*SUPPLIED MATERIAL:*
┌──

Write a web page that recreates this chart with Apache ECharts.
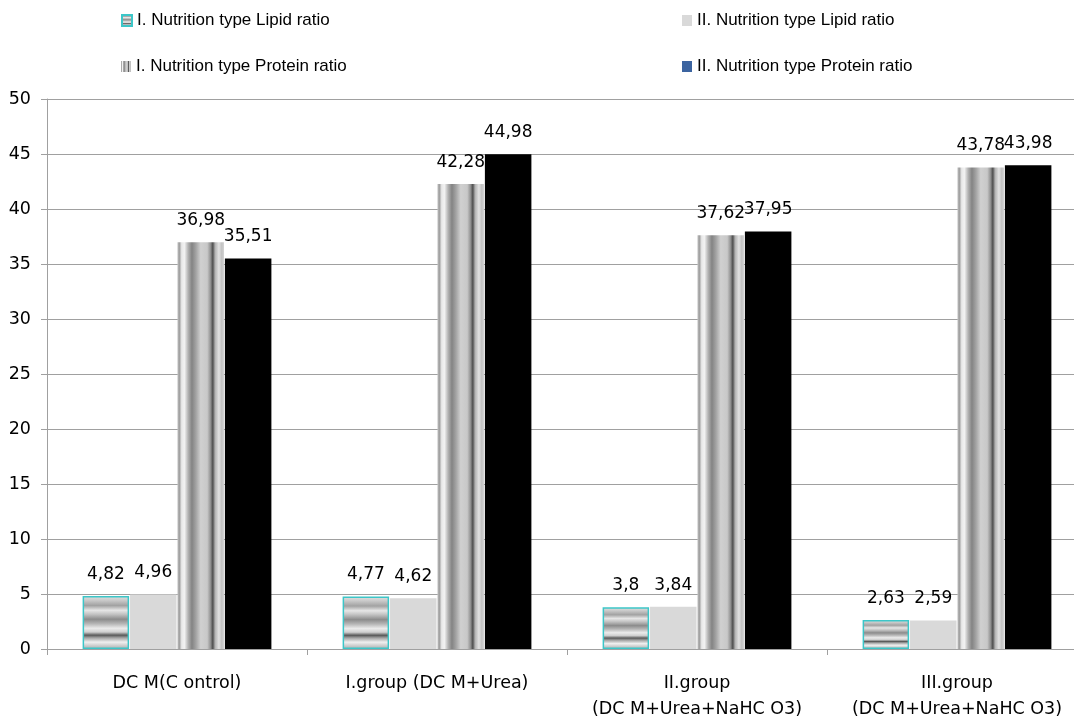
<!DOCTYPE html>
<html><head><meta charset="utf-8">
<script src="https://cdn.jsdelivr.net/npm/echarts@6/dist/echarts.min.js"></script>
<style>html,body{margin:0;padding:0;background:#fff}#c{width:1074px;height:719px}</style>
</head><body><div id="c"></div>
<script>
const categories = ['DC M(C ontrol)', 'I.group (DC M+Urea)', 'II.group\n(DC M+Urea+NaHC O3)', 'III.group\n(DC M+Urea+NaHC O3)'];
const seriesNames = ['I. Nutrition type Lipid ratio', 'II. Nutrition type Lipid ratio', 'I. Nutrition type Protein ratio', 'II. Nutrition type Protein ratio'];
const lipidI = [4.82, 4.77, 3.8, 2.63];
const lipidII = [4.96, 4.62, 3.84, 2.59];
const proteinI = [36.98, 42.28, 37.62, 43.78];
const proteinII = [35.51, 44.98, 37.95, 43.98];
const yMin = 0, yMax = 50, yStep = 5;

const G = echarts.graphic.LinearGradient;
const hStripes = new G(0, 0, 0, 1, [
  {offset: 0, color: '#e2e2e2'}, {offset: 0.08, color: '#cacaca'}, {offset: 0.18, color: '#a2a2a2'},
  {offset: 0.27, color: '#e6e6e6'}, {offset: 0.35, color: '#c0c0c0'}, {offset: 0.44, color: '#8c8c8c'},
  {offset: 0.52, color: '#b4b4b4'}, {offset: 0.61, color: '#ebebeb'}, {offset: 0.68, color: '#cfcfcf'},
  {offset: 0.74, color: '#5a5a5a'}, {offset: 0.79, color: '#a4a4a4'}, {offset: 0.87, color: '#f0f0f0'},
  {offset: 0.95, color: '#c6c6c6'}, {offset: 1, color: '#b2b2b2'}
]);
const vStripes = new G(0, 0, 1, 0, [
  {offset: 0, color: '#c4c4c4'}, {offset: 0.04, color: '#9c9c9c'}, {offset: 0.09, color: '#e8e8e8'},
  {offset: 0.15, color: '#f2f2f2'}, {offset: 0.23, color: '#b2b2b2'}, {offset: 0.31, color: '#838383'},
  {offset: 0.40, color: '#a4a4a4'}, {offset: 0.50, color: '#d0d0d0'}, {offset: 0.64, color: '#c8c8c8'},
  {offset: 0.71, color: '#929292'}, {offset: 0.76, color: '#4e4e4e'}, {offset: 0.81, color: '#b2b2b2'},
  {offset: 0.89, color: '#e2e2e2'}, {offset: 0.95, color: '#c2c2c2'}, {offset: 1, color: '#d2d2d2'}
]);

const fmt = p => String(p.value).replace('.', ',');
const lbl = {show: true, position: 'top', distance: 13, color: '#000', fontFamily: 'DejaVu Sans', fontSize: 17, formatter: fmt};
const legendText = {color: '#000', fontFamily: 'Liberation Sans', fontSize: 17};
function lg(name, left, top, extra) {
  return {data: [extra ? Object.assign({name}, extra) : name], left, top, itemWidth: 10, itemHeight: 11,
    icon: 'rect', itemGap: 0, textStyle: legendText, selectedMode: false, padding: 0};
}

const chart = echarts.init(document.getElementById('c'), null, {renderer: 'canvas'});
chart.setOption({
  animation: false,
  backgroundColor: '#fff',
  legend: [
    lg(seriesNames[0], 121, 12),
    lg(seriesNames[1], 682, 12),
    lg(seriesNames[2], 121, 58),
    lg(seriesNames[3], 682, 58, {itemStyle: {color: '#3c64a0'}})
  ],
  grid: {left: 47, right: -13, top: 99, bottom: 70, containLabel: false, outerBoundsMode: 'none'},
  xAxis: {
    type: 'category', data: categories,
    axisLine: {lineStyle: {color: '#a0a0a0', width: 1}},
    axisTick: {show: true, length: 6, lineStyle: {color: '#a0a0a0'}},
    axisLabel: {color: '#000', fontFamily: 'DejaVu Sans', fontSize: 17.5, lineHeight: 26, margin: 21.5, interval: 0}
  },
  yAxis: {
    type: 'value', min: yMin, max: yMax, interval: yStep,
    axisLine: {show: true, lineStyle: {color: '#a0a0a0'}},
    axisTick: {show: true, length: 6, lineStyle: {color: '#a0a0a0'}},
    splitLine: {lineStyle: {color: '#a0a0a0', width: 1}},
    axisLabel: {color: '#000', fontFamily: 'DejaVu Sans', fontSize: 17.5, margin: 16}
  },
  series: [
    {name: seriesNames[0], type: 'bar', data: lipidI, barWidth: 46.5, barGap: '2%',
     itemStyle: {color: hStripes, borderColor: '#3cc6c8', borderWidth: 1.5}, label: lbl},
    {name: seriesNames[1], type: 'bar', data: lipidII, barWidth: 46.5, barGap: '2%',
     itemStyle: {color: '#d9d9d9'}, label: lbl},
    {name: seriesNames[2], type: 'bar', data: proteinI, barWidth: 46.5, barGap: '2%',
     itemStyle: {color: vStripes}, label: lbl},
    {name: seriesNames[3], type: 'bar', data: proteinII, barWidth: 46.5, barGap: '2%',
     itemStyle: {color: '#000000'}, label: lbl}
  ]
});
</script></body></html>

└──
┌──

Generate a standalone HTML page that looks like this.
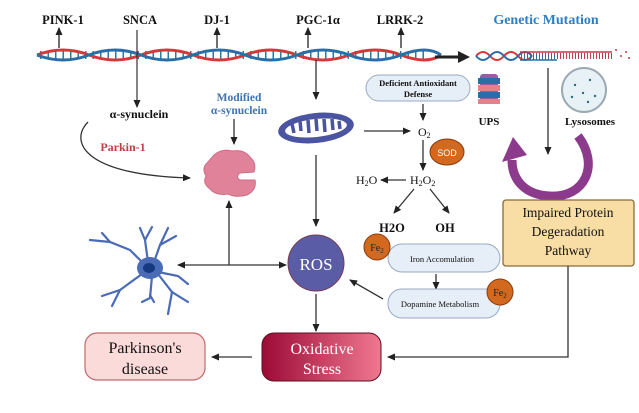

└──
┌──

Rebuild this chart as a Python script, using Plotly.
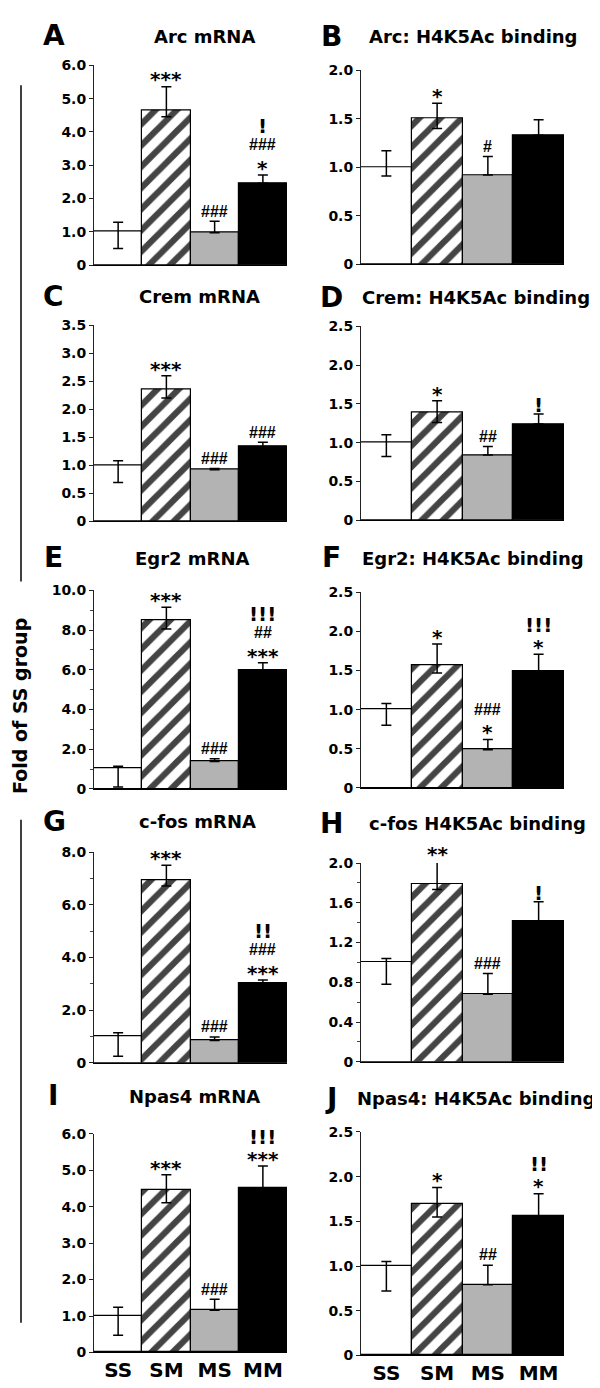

└──

*PROBLEM REQUIREMENTS:*
Copy every line above that includes the string "page".

*TASK RESULT:*
Write a web page that recreates this chart with Apache ECharts.
Generate a standalone HTML page that looks like this.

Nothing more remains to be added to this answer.